One can only atone for this inherent evil by trying to be the wokest white dude possible, and never criticize the actions of those who don’t bear this awful color.
It’s a crazy concept that undermines the last 60 some years of teaching on race. Race is taught to be a social construct that we’re supposed to be getting over with time. You’re not supposed to judge someone by the color of their skin but by their individual character, according to the old consensus.
Columns like Yankah’s shows the reverse of that, pedestaling race as the chief factor in judging another person. And whites come out the worst in this process.
It’s worth remembering that Yankah is professor, and students are indoctrinated with similar messages on a regular basis as my book, “No Campus for White Men,” documents.
When views similar to the Yeshiva law professor’s are the norm, it’s no surprise that such a simple statement as “it’s okay to be white” causes such an uproar on campus.
Spurred on by 4chan, anonymous students have been posting signs declaring it’s okay to be white on campuses across the country. Not that’s it’s better to be white or that it’s great to be white. Simply that it’s okay to be Caucasian.

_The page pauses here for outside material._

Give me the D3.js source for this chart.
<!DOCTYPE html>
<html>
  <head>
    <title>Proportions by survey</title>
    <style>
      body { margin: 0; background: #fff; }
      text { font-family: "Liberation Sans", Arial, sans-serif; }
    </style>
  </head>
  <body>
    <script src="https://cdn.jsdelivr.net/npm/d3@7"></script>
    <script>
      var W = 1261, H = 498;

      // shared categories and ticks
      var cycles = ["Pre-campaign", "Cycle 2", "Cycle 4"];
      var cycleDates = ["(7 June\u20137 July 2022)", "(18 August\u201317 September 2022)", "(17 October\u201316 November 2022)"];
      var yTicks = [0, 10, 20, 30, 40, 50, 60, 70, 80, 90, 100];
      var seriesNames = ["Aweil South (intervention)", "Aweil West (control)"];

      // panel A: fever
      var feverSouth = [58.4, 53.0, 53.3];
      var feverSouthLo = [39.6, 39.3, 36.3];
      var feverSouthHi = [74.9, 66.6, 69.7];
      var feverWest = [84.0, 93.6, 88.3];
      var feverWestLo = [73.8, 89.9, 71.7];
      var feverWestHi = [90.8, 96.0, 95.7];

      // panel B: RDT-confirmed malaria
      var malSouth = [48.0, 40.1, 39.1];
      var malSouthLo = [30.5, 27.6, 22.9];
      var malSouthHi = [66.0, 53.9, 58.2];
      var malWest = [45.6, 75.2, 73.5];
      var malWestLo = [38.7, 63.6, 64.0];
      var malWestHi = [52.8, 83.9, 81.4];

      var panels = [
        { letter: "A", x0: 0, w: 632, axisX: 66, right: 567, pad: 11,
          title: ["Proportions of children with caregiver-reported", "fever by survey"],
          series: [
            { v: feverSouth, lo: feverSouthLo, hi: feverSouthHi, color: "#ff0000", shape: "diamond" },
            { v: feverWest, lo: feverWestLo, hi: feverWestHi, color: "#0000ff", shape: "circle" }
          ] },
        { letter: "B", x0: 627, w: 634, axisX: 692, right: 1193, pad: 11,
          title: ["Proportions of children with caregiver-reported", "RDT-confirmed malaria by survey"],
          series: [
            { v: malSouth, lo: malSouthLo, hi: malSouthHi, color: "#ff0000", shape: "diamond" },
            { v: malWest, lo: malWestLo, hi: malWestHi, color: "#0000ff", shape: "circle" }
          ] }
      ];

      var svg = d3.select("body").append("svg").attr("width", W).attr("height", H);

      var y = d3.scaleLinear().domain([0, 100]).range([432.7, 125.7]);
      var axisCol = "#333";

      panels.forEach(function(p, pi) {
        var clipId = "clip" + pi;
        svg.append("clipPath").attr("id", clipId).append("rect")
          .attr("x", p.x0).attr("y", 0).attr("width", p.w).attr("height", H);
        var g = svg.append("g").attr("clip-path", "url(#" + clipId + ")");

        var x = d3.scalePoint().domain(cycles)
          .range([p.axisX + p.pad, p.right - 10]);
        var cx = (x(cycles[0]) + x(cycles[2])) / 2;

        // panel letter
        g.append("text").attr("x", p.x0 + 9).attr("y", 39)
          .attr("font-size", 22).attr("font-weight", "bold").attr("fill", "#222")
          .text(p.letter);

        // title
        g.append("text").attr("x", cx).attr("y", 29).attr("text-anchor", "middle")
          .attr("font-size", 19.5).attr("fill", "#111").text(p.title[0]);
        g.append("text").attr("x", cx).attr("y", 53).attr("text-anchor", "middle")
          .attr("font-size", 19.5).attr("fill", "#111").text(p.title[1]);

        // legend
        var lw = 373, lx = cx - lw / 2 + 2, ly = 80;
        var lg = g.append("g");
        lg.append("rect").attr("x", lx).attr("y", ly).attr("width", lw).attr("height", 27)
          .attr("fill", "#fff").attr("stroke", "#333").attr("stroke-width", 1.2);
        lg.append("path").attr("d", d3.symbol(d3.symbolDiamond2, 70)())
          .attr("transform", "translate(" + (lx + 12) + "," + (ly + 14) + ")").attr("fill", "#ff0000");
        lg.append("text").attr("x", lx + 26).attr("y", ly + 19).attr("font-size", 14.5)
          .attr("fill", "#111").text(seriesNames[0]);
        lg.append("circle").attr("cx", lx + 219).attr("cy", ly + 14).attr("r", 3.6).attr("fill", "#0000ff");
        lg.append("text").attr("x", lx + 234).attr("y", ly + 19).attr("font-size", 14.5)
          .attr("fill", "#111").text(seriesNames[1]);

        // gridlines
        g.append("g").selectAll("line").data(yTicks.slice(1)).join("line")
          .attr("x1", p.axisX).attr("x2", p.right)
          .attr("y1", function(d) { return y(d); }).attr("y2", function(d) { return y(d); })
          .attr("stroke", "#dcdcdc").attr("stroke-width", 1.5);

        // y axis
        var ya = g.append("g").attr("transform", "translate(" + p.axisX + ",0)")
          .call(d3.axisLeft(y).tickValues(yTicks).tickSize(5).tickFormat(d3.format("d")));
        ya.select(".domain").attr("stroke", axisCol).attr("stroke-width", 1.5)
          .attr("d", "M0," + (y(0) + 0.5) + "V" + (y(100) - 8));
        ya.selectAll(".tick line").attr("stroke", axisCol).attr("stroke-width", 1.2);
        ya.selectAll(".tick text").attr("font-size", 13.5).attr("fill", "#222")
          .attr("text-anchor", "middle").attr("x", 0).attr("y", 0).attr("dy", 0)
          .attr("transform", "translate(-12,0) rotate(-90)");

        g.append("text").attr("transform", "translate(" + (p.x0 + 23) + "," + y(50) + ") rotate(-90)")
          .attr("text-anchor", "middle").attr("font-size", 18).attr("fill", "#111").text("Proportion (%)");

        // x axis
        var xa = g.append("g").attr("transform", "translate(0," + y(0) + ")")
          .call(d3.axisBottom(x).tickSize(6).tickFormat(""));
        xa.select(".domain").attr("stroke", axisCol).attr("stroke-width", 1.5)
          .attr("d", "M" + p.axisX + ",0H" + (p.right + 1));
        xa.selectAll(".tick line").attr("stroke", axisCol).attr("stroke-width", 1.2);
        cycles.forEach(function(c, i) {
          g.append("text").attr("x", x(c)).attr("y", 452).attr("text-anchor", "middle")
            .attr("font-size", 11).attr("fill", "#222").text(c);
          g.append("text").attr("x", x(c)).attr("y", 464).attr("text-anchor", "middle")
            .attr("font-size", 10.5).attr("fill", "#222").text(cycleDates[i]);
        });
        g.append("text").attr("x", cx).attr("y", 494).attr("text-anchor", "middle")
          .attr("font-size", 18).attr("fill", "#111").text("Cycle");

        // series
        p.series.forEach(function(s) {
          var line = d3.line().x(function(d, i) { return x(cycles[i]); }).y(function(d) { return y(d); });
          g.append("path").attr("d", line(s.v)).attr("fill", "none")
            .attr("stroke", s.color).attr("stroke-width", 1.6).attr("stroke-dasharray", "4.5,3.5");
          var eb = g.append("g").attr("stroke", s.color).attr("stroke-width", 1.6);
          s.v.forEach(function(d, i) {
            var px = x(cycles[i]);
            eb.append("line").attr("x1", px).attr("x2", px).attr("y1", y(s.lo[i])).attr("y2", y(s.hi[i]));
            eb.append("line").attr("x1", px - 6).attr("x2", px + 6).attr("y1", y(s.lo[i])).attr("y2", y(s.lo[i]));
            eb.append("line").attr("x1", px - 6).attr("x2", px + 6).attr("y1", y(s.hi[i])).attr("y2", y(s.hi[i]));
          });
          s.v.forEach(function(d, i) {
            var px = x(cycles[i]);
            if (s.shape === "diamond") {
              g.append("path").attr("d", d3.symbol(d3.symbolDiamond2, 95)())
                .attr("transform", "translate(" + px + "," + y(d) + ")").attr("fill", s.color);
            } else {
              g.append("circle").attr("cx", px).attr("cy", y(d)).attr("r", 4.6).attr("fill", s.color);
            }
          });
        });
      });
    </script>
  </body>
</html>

Those messages, instead of being ignored, have triggered university administrators and campus leftists into seeing the postings as outbursts of dangerous racism.
Marcia L. Sells, Harvard Law School dean, warned in a typical reaction to the messages that they were attempting to divide the university.
“HLS [Harvard Law School] will not let that happen here. We live, work, teach, and learn together in a community that is stronger, better, and deeper because of our diversity and because we encourage open, respectful, and constructive discourse,” Sells wrote in an email to students.
The overreaction to these rather benign posters sends the message that it is not okay to be white. Ignoring them as pranks would mean that schools accept “it’s okay to be white” as so basic that it would be like proudly boasting it’s okay to be left-handed.
But the meltdowns from campus activists and all-too serious concern from school deans means that there is something inherently wrong in stating it’s alright to be white.
With opinions like Yankah’s receiving a platform from America’s paper of record, more people should wake up to how a large percentage of higher education is teaching there’s something inherently wrong with one particular skin color.
Does that sound like an idea that will lead to more harmony in the country?